In Reply to: Re: Sources of error in Carbon-14 dating? posted by James Allen on June 23, 1999 at 11:57:36:

Dear Jim,

I offer the following opinions:
1. Cases are never closed in academic circles. That's one of the things that makes us so irritating.
2. The fact that some highly respected person agrees with it is not a persuasive argument for the truth of an assertion. The basis for that person's belief might be very persuasive, of course. That's why the basis for his opinion is more important than his name.
3. There has been no argument on this board about whether pre-1700 Turkmen textiles exist. There have been inquiries about how we might know whether they exist. I believe such questions are reasonable and that they have answers that are not beyond the comprehension of some of our readers.
4. Having gotten similar results from analyzing twice is better than only doing it once, and a lot better than getting very disparate results on two tries. But twice is still a very small number of replications and no lab slob in my field would accept it as final.
5. The importance of reproducibility of results depends on the sources of error, which is why I have come back to that question several times.
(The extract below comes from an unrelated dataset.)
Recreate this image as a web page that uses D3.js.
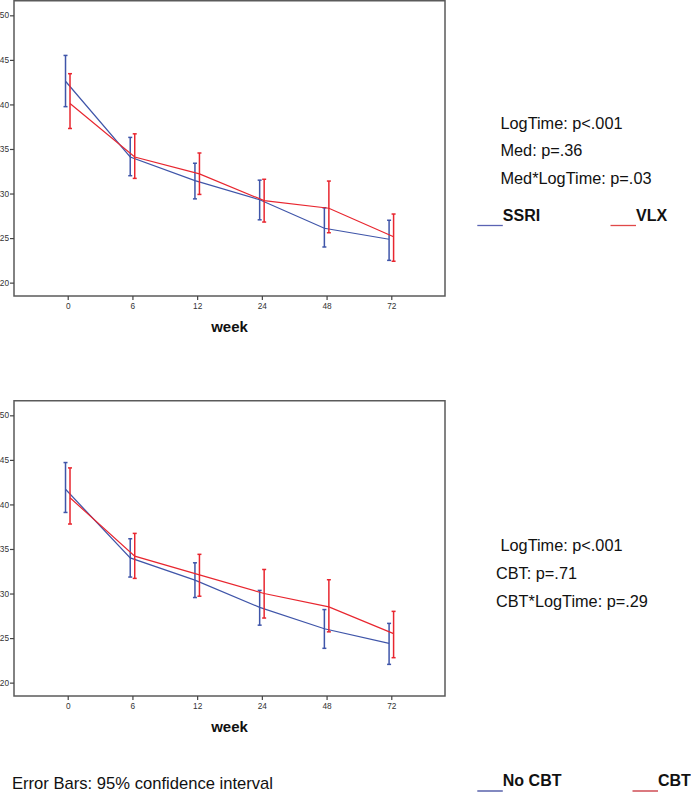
<!DOCTYPE html>
<html>
<head>
<meta charset="utf-8">
<script src="https://cdn.jsdelivr.net/npm/d3@7"></script>
<style>
  html, body { margin: 0; padding: 0; background: #fff; }
  svg { display: block; font-family: "Liberation Sans", Arial, sans-serif; }
</style>
</head>
<body>
<svg id="chart" width="691" height="792"></svg>
<script>
// ---------- data ----------
const weeks = ["0", "6", "12", "24", "48", "72"];
const yTicks = [20, 25, 30, 35, 40, 45, 50];

// Panel 1: medication
const ssriMean = [42.6, 34.1, 31.45, 29.3, 26.1, 24.87];
const ssriLow  = [39.75, 32.0, 29.4, 27.05, 24.0, 22.5];
const ssriHigh = [45.5, 36.3, 33.4, 31.5, 28.4, 27.0];
const vlxMean  = [40.1, 34.1, 32.2, 29.2, 28.35, 25.15];
const vlxLow   = [37.3, 31.7, 29.9, 26.8, 25.6, 22.4];
const vlxHigh  = [43.45, 36.7, 34.55, 31.6, 31.4, 27.7];

// Panel 2: CBT
const noCbtMean = [41.7, 34.0, 31.5, 28.45, 26.05, 24.4];
const noCbtLow  = [39.1, 31.85, 29.55, 26.45, 23.85, 22.05];
const noCbtHigh = [44.7, 36.15, 33.45, 30.35, 28.2, 26.65];
const cbtMean   = [40.75, 34.2, 32.1, 30.0, 28.5, 25.5];
const cbtLow    = [37.8, 31.7, 29.7, 27.25, 25.7, 22.8];
const cbtHigh   = [44.1, 36.75, 34.4, 32.7, 31.55, 28.0];

const stats1 = ["LogTime: p<.001", "Med: p=.36", "Med*LogTime: p=.03"];
const stats2 = ["LogTime: p<.001", "CBT: p=.71", "CBT*LogTime: p=.29"];
const legend1 = ["SSRI", "VLX"];
const legend2 = ["No CBT", "CBT"];
const footnote = "Error Bars: 95% confidence interval";

// ---------- drawing ----------
const BLUE = "#3f55a9";
const RED = "#e8262f";
const svg = d3.select("#chart");

function panel(top, s1, s2) {
  const left = 14, right = 445, h = 296;
  const g = svg.append("g").attr("transform", `translate(0,${top})`);
  const x = d3.scalePoint().domain(weeks).range([left, right]).padding(0.83);
  const y = d3.scaleLinear().domain([18.5, 51.72]).range([h, 0]);

  // frame
  g.append("rect").attr("x", left).attr("y", 0.75).attr("width", right - left).attr("height", h - 0.75)
    .attr("fill", "none").attr("stroke", "#5a5a5a").attr("stroke-width", 1.5);

  // y axis
  const ya = g.append("g").attr("transform", `translate(${left},0)`)
    .call(d3.axisLeft(y).tickValues(yTicks).tickSize(4).tickPadding(1));
  ya.select(".domain").remove();
  ya.selectAll("line").attr("stroke", "#444").attr("stroke-width", 1.2);
  ya.selectAll("text").attr("font-size", 8.3).attr("fill", "#333").attr("font-family", "Liberation Sans, Arial");

  // x axis
  const xa = g.append("g").attr("transform", `translate(0,${h})`)
    .call(d3.axisBottom(x).tickSize(4).tickPadding(3));
  xa.select(".domain").remove();
  xa.selectAll("line").attr("stroke", "#444").attr("stroke-width", 1.2);
  xa.selectAll("text").attr("font-size", 8.3).attr("fill", "#333").attr("font-family", "Liberation Sans, Arial");

  g.append("text").attr("x", (left + right) / 2).attr("y", h + 36)
    .attr("text-anchor", "middle").attr("font-size", 15).attr("font-weight", "bold")
    .attr("fill", "#111").text("week");

  function series(mean, lo, hi, color, dx) {
    const line = d3.line().x((d, i) => x(weeks[i]) + dx).y(d => y(d));
    g.append("path").datum(mean).attr("d", line).attr("fill", "none")
      .attr("stroke", color).attr("stroke-width", 1.2);
    const eb = g.append("g");
    weeks.forEach((w, i) => {
      const cx = x(w) + dx;
      eb.append("line").attr("x1", cx).attr("x2", cx).attr("y1", y(lo[i])).attr("y2", y(hi[i]))
        .attr("stroke", color).attr("stroke-width", 1.5);
      [lo[i], hi[i]].forEach(v => {
        eb.append("line").attr("x1", cx - 2).attr("x2", cx + 2).attr("y1", y(v)).attr("y2", y(v))
          .attr("stroke", color).attr("stroke-width", 1.5);
      });
    });
  }
  series(s1.mean, s1.lo, s1.hi, BLUE, -2.2);
  series(s2.mean, s2.lo, s2.hi, RED, 2.3);
}

panel(0, {mean: ssriMean, lo: ssriLow, hi: ssriHigh}, {mean: vlxMean, lo: vlxLow, hi: vlxHigh});
panel(400, {mean: noCbtMean, lo: noCbtLow, hi: noCbtHigh}, {mean: cbtMean, lo: cbtLow, hi: cbtHigh});

// stats text
function statText(lines, xs, ys) {
  lines.forEach((t, i) => {
    svg.append("text").attr("x", xs[i]).attr("y", ys[i]).attr("font-size", 16.3)
      .attr("fill", "#111").text(t);
  });
}
statText(stats1, [500.5, 500.5, 500.5], [128.5, 156, 183.5]);
statText(stats2, [500.5, 496, 496], [551, 578.5, 606.5]);

// legends
function legendItem(label, color, xl, yText) {
  svg.append("line").attr("x1", xl).attr("x2", xl + 25.5).attr("y1", yText + 5).attr("y2", yText + 5)
    .attr("stroke", color).attr("stroke-width", 1.3);
  svg.append("text").attr("x", xl + 25.5).attr("y", yText).attr("font-size", 16)
    .attr("font-weight", "bold").attr("fill", "#111").text(label);
}
legendItem(legend1[0], "#5a63b3", 477.3, 220.5);
legendItem(legend1[1], "#e04848", 610.5, 220.5);
legendItem(legend2[0], "#3e4a9e", 477.3, 786);
legendItem(legend2[1], "#c8303a", 632.5, 786);

svg.append("text").attr("x", 12).attr("y", 789).attr("font-size", 16.6)
  .attr("fill", "#111").text(footnote);
</script>
</body>
</html>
If the errors are from random sources (intrinsic to the instrumentation, variations between samples, weighing errors, etc.), then repeating the measurements on new samples eventually leads to a mean value close to the true value. That doesn't happen with systemic errors. For instance, my bathroom scale is about 2 pounds off, and will give you the same erroneous weight every time you step on it. That's an example of systemic error. Measurements can be very reproducible (that is, highly precise), but inaccurate.

There may a revolution in progress, but I think it is prudent to know the facts before accepting the conclusions. Those of us who think this way will miss the first couple of trains going into the future. On the other hand, most apparently revolutionary findings turn out to be flawed, so we don't spend a lot of time riding on trains that are going the wrong way, either. That's the tradeoff.

I still hope that some reader will explain what the sources of error in C-14 dating are, and give their approximate magnitudes.